Diversification is one of the key features of a well-constructed investment portfolio.

Diversification means spreading your risk – avoiding concentrating your investments in a narrow area, and maintaining exposure to a wide variety of opportunities. This is known as ‘holding the market’.

It’s important because it reduces the risk of your investments being damaged by events affecting any particular part of the market.

Effective diversification takes several forms.

Firstly, there’s diversification at the asset-class level. An asset class comprises investments that exhibit similar characteristics, behave similarly in the marketplace, and follow the same laws and regulations.

So that means balancing your investments between the stock market – which is traditionally riskier, but can deliver higher returns – and bonds and cash, which are generally safe, if unexciting, investments.

In a steady market, the return on both equities and bonds should rise. But the two asset classes also have a low correlation – meaning that, in general, they act in different ways in response to changes in the market. When equities fall, returns on bonds tend to rise, and vice versa.

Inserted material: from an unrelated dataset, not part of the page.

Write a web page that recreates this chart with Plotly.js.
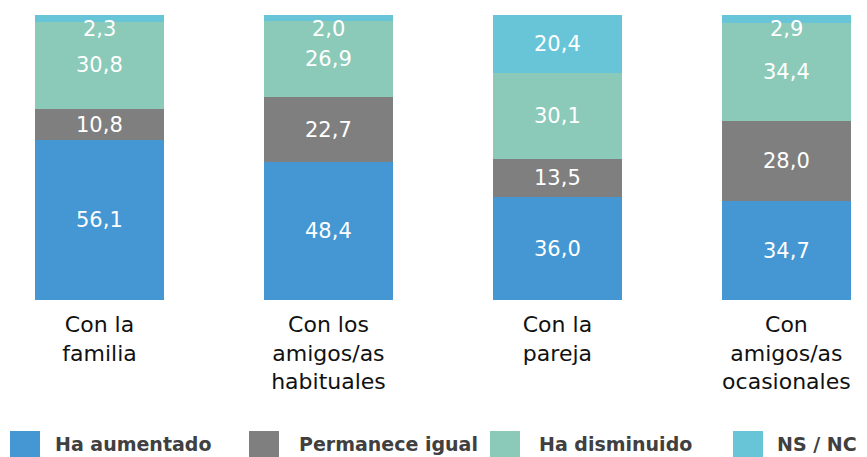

This movement is factored into a diversified portfolio through regular rebalancing of the proportion of assets held in each class.

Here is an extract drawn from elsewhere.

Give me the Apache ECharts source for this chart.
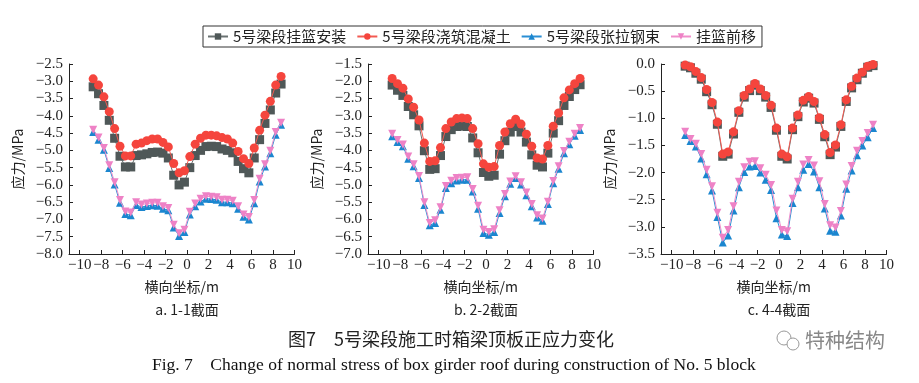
<!DOCTYPE html>
<html><head><meta charset="utf-8">
<script src="https://cdn.jsdelivr.net/npm/echarts@6/dist/echarts.min.js"></script>
<style>html,body{margin:0;padding:0;background:#fff}#c{width:919px;height:383px}</style>
</head><body><div id="c"></div>
<script>
// transverse coordinate (m)
const xCoords = [-8.75,-8.25,-7.75,-7.25,-6.75,-6.25,-5.75,-5.25,-4.75,-4.25,-3.75,-3.25,-2.75,-2.25,-1.75,-1.25,-0.75,-0.25,0.25,0.75,1.25,1.75,2.25,2.75,3.25,3.75,4.25,4.75,5.25,5.75,6.25,6.75,7.25,7.75,8.25,8.75];
const seriesNames = ['5号梁段挂篮安装','5号梁段浇筑混凝土','5号梁段张拉钢束','挂篮前移'];
const xTicks = [-10,-8,-6,-4,-2,0,2,4,6,8,10];
const panelCaptions = ['a. 1-1截面','b. 2-2截面','c. 4-4截面'];
const xAxisName = '横向坐标/m';
const yAxisName = '应力/MPa';
const figTitleCn = '图7　5号梁段施工时箱梁顶板正应力变化';
const figTitleEn = 'Fig. 7    Change of normal stress of box girder roof during construction of No. 5 block';
const watermark = '特种结构';

// panel a: 1-1 section
const aGray = [-3.16,-3.36,-3.70,-4.13,-4.65,-5.17,-5.48,-5.48,-5.15,-5.13,-5.10,-5.06,-5.05,-5.08,-5.22,-5.72,-6.00,-5.92,-5.50,-5.15,-5.00,-4.89,-4.88,-4.89,-4.96,-5.00,-5.07,-5.32,-5.53,-5.65,-5.22,-4.69,-4.22,-3.83,-3.34,-3.08];
const aRed  = [-2.93,-3.11,-3.45,-3.88,-4.37,-4.88,-5.16,-5.16,-4.82,-4.79,-4.72,-4.67,-4.67,-4.77,-4.90,-5.38,-5.65,-5.59,-5.18,-4.82,-4.65,-4.56,-4.56,-4.58,-4.63,-4.67,-4.79,-5.03,-5.24,-5.38,-4.93,-4.42,-3.98,-3.58,-3.11,-2.86];
const aBlue = [-4.47,-4.69,-4.98,-5.51,-5.99,-6.52,-6.84,-6.88,-6.58,-6.64,-6.61,-6.59,-6.60,-6.69,-6.73,-7.23,-7.48,-7.36,-6.86,-6.62,-6.48,-6.40,-6.41,-6.43,-6.50,-6.50,-6.53,-6.69,-6.92,-7.00,-6.53,-5.90,-5.47,-5.08,-4.55,-4.26];
const aPink = [-4.40,-4.63,-4.93,-5.43,-5.92,-6.44,-6.77,-6.80,-6.50,-6.57,-6.54,-6.52,-6.52,-6.62,-6.67,-7.15,-7.40,-7.30,-6.78,-6.54,-6.40,-6.33,-6.34,-6.36,-6.43,-6.43,-6.46,-6.62,-6.86,-6.93,-6.44,-5.82,-5.40,-5.01,-4.47,-4.20];

// panel b: 2-2 section
const bGray = [-2.11,-2.26,-2.41,-2.73,-2.97,-3.29,-4.01,-4.55,-4.53,-4.15,-3.60,-3.40,-3.31,-3.30,-3.31,-3.64,-4.07,-4.64,-4.75,-4.72,-4.11,-3.72,-3.47,-3.31,-3.47,-3.76,-4.13,-4.43,-4.48,-4.08,-3.50,-3.14,-2.70,-2.44,-2.24,-2.10];
const bRed  = [-1.92,-2.07,-2.20,-2.51,-2.75,-3.12,-3.79,-4.32,-4.30,-3.92,-3.37,-3.18,-3.08,-3.06,-3.08,-3.37,-3.81,-4.39,-4.49,-4.47,-3.86,-3.47,-3.23,-3.10,-3.24,-3.53,-3.88,-4.22,-4.25,-3.86,-3.30,-2.92,-2.48,-2.25,-2.07,-1.92];
const bBlue = [-3.59,-3.76,-3.88,-4.24,-4.46,-4.80,-5.58,-6.17,-6.10,-5.72,-5.09,-4.95,-4.87,-4.85,-4.85,-5.19,-5.69,-6.39,-6.44,-6.36,-5.81,-5.33,-4.97,-4.80,-4.99,-5.30,-5.62,-5.94,-6.04,-5.55,-4.95,-4.53,-4.08,-3.82,-3.58,-3.41];
const bPink = [-3.52,-3.70,-3.83,-4.18,-4.40,-4.74,-5.50,-6.10,-6.02,-5.65,-5.03,-4.88,-4.80,-4.79,-4.78,-5.12,-5.60,-6.30,-6.36,-6.28,-5.73,-5.26,-4.90,-4.75,-4.92,-5.22,-5.55,-5.88,-5.97,-5.49,-4.89,-4.46,-4.02,-3.75,-3.52,-3.35];

// panel c: 4-4 section
const cGray = [-0.04,-0.07,-0.17,-0.28,-0.51,-0.75,-1.11,-1.70,-1.66,-1.29,-0.89,-0.61,-0.49,-0.39,-0.49,-0.61,-0.80,-1.22,-1.70,-1.75,-1.21,-0.97,-0.70,-0.63,-0.72,-1.02,-1.34,-1.67,-1.53,-1.15,-0.69,-0.44,-0.29,-0.17,-0.06,-0.03];
const cRed  = [-0.02,-0.05,-0.14,-0.25,-0.47,-0.71,-1.07,-1.66,-1.62,-1.25,-0.86,-0.58,-0.46,-0.36,-0.46,-0.58,-0.76,-1.18,-1.66,-1.71,-1.18,-0.94,-0.67,-0.60,-0.69,-0.99,-1.30,-1.63,-1.49,-1.12,-0.66,-0.41,-0.26,-0.15,-0.04,-0.01];
const cBlue = [-1.31,-1.42,-1.52,-1.74,-2.03,-2.33,-2.82,-3.29,-3.16,-2.70,-2.27,-1.99,-1.89,-1.88,-2.00,-2.13,-2.32,-2.84,-3.14,-3.17,-2.56,-2.27,-1.95,-1.84,-1.98,-2.27,-2.66,-3.07,-3.09,-2.79,-2.30,-1.96,-1.68,-1.50,-1.35,-1.18];
const cPink = [-1.25,-1.38,-1.47,-1.66,-1.95,-2.25,-2.74,-3.20,-3.06,-2.62,-2.17,-1.90,-1.80,-1.79,-1.92,-2.04,-2.23,-2.70,-3.06,-3.08,-2.48,-2.17,-1.85,-1.77,-1.87,-2.16,-2.58,-2.97,-3.01,-2.71,-2.22,-1.88,-1.60,-1.42,-1.27,-1.12];

const yRanges = [[-8,-2.5],[-7,-1.5],[-3.5,0]];
const panels = [[aGray,aRed,aBlue,aPink],[bGray,bRed,bBlue,bPink],[cGray,cRed,cBlue,cPink]];

const gridLefts = [69,368,661];
const gridWidth = 225.5;
const gridTop = 64, gridHeight = 190;

const colors = ['#4f5858','#f5453d','#1b86cf','#ee82c6'];
const lineColors = ['#6a7272','#f35a52','#2a8fd4','#f08ecb'];
const symbols = ['rect','circle','triangle','triangle'];
const symbolSizes = [9,9,8,8];
const symbolRotates = [0,0,0,180];

const numFont = 'Liberation Serif';
const cjkFont = '"Noto Sans CJK SC"';

const grids = [], xAxes = [], yAxes = [], series = [];
for (let p = 0; p < 3; p++) {
  grids.push({left: gridLefts[p], top: gridTop, width: gridWidth, height: gridHeight});
  xAxes.push({
    type: 'value', gridIndex: p, min: -11, max: 10, position: 'bottom',
    name: xAxisName, nameLocation: 'middle', nameGap: 26,
    nameTextStyle: {fontFamily: cjkFont, fontSize: 14, color: '#222'},
    axisLine: {onZero: false, lineStyle: {color: '#222', width: 1}},
    axisTick: {inside: true, length: 4, customValues: xTicks, lineStyle: {color: '#222'}},
    axisLabel: {customValues: xTicks, margin: 4, fontFamily: numFont, fontSize: 15, color: '#222',
      formatter: v => (v < 0 ? '\u2212' : '') + Math.abs(v)},
    splitLine: {show: false}
  });
  yAxes.push({
    type: 'value', gridIndex: p, min: yRanges[p][0], max: yRanges[p][1], interval: 0.5, position: 'left',
    name: yAxisName, nameLocation: 'middle', nameGap: 44, nameRotate: 90,
    nameTextStyle: {fontFamily: cjkFont, fontSize: 14, color: '#222'},
    axisLine: {show: true, onZero: false, lineStyle: {color: '#222', width: 1}},
    axisTick: {show: true, inside: true, length: 4, lineStyle: {color: '#222'}},
    axisLabel: {margin: 6, fontFamily: numFont, fontSize: 15, color: '#222',
      formatter: v => (v < 0 ? '\u2212' : '') + Math.abs(v).toFixed(1)},
    splitLine: {show: false}
  });
  for (let s = 0; s < 4; s++) {
    series.push({
      name: seriesNames[s], type: 'line', xAxisIndex: p, yAxisIndex: p,
      data: xCoords.map((x, i) => [x, panels[p][s][i]]),
      symbol: symbols[s], symbolSize: symbolSizes[s], symbolRotate: symbolRotates[s],
      showAllSymbol: true,
      itemStyle: {color: colors[s]},
      lineStyle: {color: lineColors[s], width: 1},
      animation: false, z: 2 + s
    });
  }
}

const graphics = [];
const captionCenters = [187, 486, 779];
for (let p = 0; p < 3; p++) {
  graphics.push({type: 'text', x: captionCenters[p], y: 310,
    style: {text: panelCaptions[p], fontFamily: cjkFont, fontSize: 14, fill: '#222', textAlign: 'center', textVerticalAlign: 'middle'}});
}
graphics.push({type: 'text', x: 288, y: 339,
  style: {text: figTitleCn, fontFamily: cjkFont, fontSize: 18, fill: '#222', textAlign: 'left', textVerticalAlign: 'middle'}});
graphics.push({type: 'text', x: 152, y: 365,
  style: {text: figTitleEn, fontFamily: numFont, fontSize: 17.5, fill: '#111', textAlign: 'left', textVerticalAlign: 'middle'}});
graphics.push({type: 'circle', shape: {cx: 784, cy: 338, r: 7}, style: {fill: 'none', stroke: '#999', lineWidth: 1}});
graphics.push({type: 'circle', shape: {cx: 793, cy: 344, r: 6}, style: {fill: '#fff', stroke: '#999', lineWidth: 1}});
graphics.push({type: 'text', x: 805, y: 340,
  style: {text: watermark, fontFamily: cjkFont, fontSize: 20, fill: '#888', textAlign: 'left', textVerticalAlign: 'middle'}});

const chart = echarts.init(document.getElementById('c'), null, {renderer: 'canvas'});
chart.setOption({
  animation: false,
  backgroundColor: '#fff',
  legend: {
    left: 203, top: 26, data: seriesNames,
    borderColor: '#333', borderWidth: 1, padding: [3, 6, 3, 4],
    itemGap: 10, itemWidth: 20, itemHeight: 8,
    textStyle: {fontFamily: cjkFont, fontSize: 15, color: '#222'}
  },
  grid: grids, xAxis: xAxes, yAxis: yAxes, series: series, graphic: graphics
});
</script></body></html>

Secondly, you should avoid being over-invested in any one part of the world. If your investments are all tied up in one country, specific events such as elections, uprisings, revolutions and natural disasters could have a major effect on your portfolio.

You could also miss out on opportunities in other parts of the world or in developing markets, which can sometimes offer much higher returns.

Another common mistake is to only invest in what you know well, such as the industry in which you work. This is especially tempting if your employer gives you shares as part of your remuneration package, and these form all or most of your portfolio.

The problems here can be seen only too well with the Enron crash in 2001. The company’s employees were encouraged to invest heavily in Enron shares as part of their retirement plan. The company’s share price famously crashed and the retirement plan dissolved in the face of serious financial problems at the firm, with helpless employees losing virtually all their savings.

Investors caught up in the excitement of the ‘dot com boom’ of the late 1990s faced similar problems when the bubble inevitably burst a few years later.

Of course, market falls affect diversified investments, too – but because each asset class, country or sector forms a smaller part of a balanced portfolio, the pain is less.

It’s like the old saying, what you lose on the swings, you gain on the roundabouts – the positives balance out the negatives, leading to an altogether smoother ride.